Charts and diagrams as code
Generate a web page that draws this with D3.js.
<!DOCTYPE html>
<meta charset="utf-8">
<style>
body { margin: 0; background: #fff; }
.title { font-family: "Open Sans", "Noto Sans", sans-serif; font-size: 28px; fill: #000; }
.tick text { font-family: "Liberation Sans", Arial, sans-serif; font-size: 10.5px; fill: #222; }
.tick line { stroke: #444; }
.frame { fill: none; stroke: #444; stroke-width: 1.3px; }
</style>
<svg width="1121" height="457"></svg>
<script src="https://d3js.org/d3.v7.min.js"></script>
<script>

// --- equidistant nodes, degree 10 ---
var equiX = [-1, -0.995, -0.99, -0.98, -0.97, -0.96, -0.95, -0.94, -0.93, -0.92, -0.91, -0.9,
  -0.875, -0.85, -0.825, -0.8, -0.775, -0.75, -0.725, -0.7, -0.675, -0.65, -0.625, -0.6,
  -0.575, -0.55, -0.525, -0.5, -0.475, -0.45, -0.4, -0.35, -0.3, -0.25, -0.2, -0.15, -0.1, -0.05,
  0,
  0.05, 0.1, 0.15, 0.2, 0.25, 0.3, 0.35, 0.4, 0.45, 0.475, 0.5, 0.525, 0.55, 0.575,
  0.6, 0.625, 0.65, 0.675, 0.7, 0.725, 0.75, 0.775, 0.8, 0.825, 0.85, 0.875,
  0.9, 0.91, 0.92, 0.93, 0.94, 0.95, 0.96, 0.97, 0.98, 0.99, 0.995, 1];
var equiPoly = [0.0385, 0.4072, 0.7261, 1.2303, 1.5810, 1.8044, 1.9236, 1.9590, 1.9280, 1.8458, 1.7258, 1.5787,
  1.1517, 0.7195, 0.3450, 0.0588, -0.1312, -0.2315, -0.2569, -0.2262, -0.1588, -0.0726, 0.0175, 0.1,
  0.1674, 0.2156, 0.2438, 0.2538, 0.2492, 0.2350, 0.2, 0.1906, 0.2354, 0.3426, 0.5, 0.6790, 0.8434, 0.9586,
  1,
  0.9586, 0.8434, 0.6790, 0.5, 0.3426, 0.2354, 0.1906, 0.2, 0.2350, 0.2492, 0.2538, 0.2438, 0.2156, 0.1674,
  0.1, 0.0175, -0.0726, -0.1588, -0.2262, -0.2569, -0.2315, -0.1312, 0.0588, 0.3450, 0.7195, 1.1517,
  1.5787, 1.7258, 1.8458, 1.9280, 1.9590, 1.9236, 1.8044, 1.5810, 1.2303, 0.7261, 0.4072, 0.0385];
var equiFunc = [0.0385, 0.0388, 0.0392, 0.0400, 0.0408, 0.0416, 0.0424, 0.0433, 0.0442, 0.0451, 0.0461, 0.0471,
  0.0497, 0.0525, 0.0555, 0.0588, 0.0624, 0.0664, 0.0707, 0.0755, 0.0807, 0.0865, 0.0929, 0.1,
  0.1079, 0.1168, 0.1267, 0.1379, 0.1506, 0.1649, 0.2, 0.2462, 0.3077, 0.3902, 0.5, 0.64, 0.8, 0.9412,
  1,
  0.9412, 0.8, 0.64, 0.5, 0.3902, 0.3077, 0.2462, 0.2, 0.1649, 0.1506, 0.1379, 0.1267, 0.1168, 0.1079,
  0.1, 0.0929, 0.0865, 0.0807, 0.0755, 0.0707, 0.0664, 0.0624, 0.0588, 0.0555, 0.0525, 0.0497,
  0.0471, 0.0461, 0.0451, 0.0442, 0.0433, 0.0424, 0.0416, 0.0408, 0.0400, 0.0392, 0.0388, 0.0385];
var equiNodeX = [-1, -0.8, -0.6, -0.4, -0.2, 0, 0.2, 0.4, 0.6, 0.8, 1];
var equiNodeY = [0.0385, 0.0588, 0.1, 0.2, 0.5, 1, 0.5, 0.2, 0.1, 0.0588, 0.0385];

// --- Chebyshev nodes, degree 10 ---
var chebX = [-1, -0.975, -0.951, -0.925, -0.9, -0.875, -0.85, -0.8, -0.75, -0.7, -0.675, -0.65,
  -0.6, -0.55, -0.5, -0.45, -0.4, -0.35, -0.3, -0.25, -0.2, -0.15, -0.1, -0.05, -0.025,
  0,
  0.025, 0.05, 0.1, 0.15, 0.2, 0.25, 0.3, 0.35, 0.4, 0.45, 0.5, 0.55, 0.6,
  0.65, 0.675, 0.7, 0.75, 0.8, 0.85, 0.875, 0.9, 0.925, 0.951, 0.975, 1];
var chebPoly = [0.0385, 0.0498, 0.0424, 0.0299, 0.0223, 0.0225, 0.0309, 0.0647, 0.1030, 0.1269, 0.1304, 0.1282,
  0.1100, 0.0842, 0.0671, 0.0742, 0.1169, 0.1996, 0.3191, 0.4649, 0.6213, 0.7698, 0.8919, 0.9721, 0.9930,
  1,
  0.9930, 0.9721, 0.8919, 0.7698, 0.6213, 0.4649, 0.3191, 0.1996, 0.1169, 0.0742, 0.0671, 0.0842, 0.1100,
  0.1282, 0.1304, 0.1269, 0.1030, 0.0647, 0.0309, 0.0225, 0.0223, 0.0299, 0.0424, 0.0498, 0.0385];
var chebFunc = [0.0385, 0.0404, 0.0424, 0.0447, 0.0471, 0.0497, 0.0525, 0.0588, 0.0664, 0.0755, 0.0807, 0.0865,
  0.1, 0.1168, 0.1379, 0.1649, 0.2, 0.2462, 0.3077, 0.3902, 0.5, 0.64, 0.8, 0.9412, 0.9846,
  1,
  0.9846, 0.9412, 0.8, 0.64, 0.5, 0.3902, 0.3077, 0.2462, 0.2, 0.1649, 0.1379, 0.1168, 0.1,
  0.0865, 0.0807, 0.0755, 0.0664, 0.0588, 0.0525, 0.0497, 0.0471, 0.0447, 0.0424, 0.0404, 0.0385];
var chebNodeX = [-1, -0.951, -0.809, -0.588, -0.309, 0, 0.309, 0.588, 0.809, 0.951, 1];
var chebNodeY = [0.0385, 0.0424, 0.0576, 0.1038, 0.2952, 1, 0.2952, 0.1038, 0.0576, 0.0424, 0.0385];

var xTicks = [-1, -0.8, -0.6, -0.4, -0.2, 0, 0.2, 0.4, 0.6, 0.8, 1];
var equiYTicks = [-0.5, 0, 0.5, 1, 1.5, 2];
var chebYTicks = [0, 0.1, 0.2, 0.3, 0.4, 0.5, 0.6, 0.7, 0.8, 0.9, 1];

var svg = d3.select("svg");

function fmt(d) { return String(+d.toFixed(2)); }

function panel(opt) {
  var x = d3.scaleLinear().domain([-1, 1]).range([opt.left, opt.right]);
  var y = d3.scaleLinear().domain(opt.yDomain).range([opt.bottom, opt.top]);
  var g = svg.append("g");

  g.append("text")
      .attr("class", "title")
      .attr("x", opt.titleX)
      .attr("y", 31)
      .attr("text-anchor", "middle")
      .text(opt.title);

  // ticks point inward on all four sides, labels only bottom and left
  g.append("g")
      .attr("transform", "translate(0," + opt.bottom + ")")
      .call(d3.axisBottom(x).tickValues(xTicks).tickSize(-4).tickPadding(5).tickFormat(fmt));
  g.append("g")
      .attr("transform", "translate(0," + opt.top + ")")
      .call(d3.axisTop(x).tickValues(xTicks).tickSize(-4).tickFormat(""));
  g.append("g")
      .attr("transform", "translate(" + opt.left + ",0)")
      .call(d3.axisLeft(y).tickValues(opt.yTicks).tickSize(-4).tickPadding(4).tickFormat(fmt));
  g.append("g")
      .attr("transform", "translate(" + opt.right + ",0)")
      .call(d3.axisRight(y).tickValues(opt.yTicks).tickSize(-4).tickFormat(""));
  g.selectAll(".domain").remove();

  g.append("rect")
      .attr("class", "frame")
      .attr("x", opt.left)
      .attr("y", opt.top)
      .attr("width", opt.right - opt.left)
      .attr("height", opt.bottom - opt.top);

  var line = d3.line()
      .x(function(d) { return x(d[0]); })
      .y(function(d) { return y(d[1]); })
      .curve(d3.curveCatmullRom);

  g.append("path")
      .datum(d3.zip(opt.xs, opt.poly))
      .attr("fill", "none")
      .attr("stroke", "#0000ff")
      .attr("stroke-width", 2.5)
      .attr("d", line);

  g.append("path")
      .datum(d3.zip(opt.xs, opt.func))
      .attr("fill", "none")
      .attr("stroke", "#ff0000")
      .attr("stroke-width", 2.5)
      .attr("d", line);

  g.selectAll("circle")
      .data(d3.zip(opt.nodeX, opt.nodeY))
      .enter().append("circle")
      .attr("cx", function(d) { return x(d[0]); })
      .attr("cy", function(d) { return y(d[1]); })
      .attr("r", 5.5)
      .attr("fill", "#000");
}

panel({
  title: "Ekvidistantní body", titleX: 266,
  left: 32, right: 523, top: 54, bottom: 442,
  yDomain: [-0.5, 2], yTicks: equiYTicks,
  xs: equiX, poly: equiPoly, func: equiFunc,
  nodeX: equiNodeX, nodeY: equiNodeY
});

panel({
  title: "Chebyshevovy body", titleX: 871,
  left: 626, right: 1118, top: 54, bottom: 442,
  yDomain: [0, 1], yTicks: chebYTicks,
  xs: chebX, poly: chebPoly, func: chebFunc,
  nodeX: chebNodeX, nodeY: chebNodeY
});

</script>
--
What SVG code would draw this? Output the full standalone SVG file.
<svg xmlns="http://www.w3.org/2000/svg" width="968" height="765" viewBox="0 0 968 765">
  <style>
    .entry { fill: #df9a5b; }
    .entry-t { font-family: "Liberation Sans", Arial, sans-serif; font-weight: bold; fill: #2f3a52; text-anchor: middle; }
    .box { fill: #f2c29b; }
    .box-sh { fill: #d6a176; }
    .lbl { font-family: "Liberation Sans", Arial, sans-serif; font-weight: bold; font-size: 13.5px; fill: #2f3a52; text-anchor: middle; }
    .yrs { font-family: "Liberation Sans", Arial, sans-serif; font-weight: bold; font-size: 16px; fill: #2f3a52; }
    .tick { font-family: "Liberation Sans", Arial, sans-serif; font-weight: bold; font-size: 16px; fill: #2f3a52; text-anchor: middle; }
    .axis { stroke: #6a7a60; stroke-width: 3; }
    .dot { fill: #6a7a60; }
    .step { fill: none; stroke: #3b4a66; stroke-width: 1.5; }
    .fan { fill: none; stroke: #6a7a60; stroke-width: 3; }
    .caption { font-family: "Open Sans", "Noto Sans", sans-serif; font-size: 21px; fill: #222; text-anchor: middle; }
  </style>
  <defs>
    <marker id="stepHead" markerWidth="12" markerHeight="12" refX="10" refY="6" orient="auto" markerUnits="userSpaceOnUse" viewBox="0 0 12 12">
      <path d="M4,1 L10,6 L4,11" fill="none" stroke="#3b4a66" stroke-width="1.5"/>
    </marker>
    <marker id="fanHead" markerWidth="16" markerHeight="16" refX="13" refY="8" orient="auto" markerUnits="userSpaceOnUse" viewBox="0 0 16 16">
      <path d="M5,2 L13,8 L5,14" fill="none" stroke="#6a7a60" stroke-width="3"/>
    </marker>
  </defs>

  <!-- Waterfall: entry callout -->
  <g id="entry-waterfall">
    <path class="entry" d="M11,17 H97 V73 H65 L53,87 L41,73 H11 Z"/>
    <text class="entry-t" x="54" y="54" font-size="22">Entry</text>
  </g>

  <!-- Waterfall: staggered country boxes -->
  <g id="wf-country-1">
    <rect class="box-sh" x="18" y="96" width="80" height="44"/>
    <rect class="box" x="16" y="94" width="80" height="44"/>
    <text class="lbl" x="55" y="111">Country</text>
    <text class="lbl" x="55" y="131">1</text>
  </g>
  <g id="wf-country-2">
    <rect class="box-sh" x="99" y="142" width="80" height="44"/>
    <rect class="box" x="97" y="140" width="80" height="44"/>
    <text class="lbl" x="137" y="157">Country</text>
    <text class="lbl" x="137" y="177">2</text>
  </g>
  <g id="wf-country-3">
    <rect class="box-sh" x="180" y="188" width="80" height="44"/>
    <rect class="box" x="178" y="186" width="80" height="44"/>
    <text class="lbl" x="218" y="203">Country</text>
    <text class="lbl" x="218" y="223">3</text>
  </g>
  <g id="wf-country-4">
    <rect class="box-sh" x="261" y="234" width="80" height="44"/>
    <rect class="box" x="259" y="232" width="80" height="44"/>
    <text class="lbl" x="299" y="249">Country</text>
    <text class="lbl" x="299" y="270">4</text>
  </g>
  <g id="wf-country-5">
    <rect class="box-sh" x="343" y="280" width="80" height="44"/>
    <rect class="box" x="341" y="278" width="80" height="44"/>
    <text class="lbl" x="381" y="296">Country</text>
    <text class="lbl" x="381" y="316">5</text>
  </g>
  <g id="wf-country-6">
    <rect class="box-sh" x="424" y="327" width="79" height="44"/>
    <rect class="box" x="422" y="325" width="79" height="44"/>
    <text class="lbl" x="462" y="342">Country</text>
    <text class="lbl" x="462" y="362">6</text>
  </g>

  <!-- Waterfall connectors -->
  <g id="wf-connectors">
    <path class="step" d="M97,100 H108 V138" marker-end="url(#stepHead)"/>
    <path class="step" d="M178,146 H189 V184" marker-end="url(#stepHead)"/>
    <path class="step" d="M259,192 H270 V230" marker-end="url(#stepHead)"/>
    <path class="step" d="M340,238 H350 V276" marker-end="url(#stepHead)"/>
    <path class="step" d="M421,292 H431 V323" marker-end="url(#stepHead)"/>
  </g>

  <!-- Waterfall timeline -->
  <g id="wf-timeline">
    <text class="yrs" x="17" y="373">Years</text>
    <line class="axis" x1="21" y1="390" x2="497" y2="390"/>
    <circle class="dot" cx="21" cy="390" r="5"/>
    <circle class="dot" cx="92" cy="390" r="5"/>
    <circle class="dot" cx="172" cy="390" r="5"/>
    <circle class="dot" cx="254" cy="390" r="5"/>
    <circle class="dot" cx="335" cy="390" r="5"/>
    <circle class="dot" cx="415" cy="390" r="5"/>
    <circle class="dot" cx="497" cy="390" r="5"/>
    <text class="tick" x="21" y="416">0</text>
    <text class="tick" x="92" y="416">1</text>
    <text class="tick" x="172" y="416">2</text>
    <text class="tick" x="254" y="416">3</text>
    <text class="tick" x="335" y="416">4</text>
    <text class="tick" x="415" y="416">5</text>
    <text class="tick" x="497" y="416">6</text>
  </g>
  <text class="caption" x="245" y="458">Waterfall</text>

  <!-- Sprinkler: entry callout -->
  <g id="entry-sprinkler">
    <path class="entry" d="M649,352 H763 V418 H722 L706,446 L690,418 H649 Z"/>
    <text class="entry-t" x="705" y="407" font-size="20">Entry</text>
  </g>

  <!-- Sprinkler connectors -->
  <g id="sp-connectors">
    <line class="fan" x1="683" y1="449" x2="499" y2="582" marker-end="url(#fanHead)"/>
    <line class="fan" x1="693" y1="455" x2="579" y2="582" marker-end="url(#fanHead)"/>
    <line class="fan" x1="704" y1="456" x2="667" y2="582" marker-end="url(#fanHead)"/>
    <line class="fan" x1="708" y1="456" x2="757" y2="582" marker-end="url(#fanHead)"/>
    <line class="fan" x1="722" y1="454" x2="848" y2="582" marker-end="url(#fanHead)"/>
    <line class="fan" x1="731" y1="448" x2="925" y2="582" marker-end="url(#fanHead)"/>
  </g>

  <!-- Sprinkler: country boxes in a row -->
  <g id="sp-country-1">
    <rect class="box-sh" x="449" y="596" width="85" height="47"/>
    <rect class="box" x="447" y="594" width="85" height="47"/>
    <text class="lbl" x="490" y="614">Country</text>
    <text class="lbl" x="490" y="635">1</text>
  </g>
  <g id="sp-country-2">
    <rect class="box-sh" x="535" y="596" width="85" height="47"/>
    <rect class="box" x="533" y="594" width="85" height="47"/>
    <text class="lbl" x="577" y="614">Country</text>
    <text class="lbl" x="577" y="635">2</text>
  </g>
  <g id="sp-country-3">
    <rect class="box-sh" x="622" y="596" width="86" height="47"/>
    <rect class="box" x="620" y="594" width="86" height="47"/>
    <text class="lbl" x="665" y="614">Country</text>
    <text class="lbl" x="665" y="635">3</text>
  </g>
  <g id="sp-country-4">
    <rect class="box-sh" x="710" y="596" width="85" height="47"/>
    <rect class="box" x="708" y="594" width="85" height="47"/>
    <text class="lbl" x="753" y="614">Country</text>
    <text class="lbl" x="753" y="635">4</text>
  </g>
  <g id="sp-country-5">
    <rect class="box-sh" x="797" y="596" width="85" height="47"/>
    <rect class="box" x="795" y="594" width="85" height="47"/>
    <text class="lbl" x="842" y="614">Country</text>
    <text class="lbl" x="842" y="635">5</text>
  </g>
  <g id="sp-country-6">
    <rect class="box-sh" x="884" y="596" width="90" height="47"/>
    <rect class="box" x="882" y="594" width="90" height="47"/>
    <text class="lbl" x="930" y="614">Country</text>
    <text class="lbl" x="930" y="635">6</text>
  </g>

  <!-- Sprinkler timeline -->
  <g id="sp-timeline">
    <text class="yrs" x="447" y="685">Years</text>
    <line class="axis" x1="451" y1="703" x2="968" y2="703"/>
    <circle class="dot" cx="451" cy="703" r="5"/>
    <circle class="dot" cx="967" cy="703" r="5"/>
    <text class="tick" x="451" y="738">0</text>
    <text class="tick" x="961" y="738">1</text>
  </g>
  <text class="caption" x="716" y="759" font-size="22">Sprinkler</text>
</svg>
==
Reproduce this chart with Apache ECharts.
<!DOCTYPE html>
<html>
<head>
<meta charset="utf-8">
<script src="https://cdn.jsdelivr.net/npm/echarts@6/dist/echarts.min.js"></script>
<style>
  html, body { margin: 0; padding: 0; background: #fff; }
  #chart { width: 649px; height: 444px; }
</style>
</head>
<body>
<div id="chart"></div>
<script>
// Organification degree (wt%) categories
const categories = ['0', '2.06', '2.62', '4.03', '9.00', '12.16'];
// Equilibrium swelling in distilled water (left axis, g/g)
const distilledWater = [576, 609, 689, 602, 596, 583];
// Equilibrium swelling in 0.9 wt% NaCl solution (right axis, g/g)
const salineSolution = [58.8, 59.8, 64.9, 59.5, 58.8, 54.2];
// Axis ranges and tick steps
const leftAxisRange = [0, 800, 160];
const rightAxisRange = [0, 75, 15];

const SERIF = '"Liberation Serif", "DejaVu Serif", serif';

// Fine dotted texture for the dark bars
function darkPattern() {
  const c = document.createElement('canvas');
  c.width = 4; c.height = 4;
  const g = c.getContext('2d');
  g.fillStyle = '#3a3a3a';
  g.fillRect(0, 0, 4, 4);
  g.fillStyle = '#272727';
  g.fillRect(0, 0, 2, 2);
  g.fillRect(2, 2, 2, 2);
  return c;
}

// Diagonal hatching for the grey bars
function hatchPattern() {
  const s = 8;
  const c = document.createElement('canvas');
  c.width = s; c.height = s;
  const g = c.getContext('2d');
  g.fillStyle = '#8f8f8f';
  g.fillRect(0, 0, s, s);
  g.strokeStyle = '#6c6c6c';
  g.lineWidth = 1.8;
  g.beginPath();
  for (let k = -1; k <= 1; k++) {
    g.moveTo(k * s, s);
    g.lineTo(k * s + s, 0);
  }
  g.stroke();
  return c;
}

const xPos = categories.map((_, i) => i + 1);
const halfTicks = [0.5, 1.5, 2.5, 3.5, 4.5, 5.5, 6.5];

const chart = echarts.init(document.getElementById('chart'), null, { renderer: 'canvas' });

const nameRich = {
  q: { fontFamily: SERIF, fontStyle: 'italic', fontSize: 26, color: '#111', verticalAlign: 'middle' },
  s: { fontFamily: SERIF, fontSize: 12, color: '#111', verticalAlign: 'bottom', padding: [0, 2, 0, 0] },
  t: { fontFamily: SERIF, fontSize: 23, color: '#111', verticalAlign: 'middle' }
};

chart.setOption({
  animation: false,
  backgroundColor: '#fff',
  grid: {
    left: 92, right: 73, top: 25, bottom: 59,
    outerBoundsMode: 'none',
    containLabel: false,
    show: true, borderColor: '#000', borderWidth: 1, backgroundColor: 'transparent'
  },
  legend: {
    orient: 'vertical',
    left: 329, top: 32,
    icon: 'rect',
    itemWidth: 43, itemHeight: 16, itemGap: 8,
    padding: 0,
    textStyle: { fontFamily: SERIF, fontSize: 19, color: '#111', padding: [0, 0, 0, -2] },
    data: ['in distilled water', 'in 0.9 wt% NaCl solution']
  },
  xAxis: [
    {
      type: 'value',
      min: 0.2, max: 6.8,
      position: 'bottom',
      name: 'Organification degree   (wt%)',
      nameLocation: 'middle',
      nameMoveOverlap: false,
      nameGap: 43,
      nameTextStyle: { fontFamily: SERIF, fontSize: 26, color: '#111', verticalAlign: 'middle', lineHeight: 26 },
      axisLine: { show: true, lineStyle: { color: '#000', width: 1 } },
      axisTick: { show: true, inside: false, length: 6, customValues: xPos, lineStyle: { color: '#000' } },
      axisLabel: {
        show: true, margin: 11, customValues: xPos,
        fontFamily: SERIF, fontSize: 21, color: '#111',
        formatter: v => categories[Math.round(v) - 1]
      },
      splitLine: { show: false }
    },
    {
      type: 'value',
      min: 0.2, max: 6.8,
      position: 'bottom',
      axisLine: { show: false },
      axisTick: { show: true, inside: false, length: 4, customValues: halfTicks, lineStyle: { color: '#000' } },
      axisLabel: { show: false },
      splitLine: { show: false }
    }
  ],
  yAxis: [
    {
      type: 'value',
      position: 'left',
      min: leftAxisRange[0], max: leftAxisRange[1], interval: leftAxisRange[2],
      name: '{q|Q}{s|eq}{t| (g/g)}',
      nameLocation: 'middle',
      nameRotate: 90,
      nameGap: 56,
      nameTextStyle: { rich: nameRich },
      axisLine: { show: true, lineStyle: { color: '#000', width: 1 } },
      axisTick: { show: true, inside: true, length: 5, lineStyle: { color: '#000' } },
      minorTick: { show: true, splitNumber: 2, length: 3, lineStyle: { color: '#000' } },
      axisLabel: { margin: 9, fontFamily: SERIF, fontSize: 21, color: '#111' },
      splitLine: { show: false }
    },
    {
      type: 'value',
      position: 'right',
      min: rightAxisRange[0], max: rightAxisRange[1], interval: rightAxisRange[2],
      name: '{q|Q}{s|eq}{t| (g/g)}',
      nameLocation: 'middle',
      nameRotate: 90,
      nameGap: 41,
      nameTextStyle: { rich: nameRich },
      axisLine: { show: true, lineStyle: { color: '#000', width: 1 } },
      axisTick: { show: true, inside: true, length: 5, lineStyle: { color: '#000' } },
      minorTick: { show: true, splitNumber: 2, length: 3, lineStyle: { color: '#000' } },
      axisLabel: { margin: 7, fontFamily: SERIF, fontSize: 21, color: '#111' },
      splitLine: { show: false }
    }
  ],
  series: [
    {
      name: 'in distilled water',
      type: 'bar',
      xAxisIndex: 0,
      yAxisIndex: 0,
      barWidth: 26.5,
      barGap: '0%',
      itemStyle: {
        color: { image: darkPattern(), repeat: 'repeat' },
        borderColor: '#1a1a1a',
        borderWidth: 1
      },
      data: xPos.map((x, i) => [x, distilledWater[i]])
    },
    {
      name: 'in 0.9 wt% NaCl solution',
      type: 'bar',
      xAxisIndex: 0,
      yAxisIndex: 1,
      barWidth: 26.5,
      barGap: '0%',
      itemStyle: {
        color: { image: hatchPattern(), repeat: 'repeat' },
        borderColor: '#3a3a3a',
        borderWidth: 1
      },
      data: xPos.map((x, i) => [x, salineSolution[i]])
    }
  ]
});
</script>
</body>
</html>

- **What you will do**: Return a copy of every line that includes the word "this".

- **Answer to the exercise**:
Generate a web page that draws this with D3.js.
What SVG code would draw this? Output the full standalone SVG file.
Reproduce this chart with Apache ECharts.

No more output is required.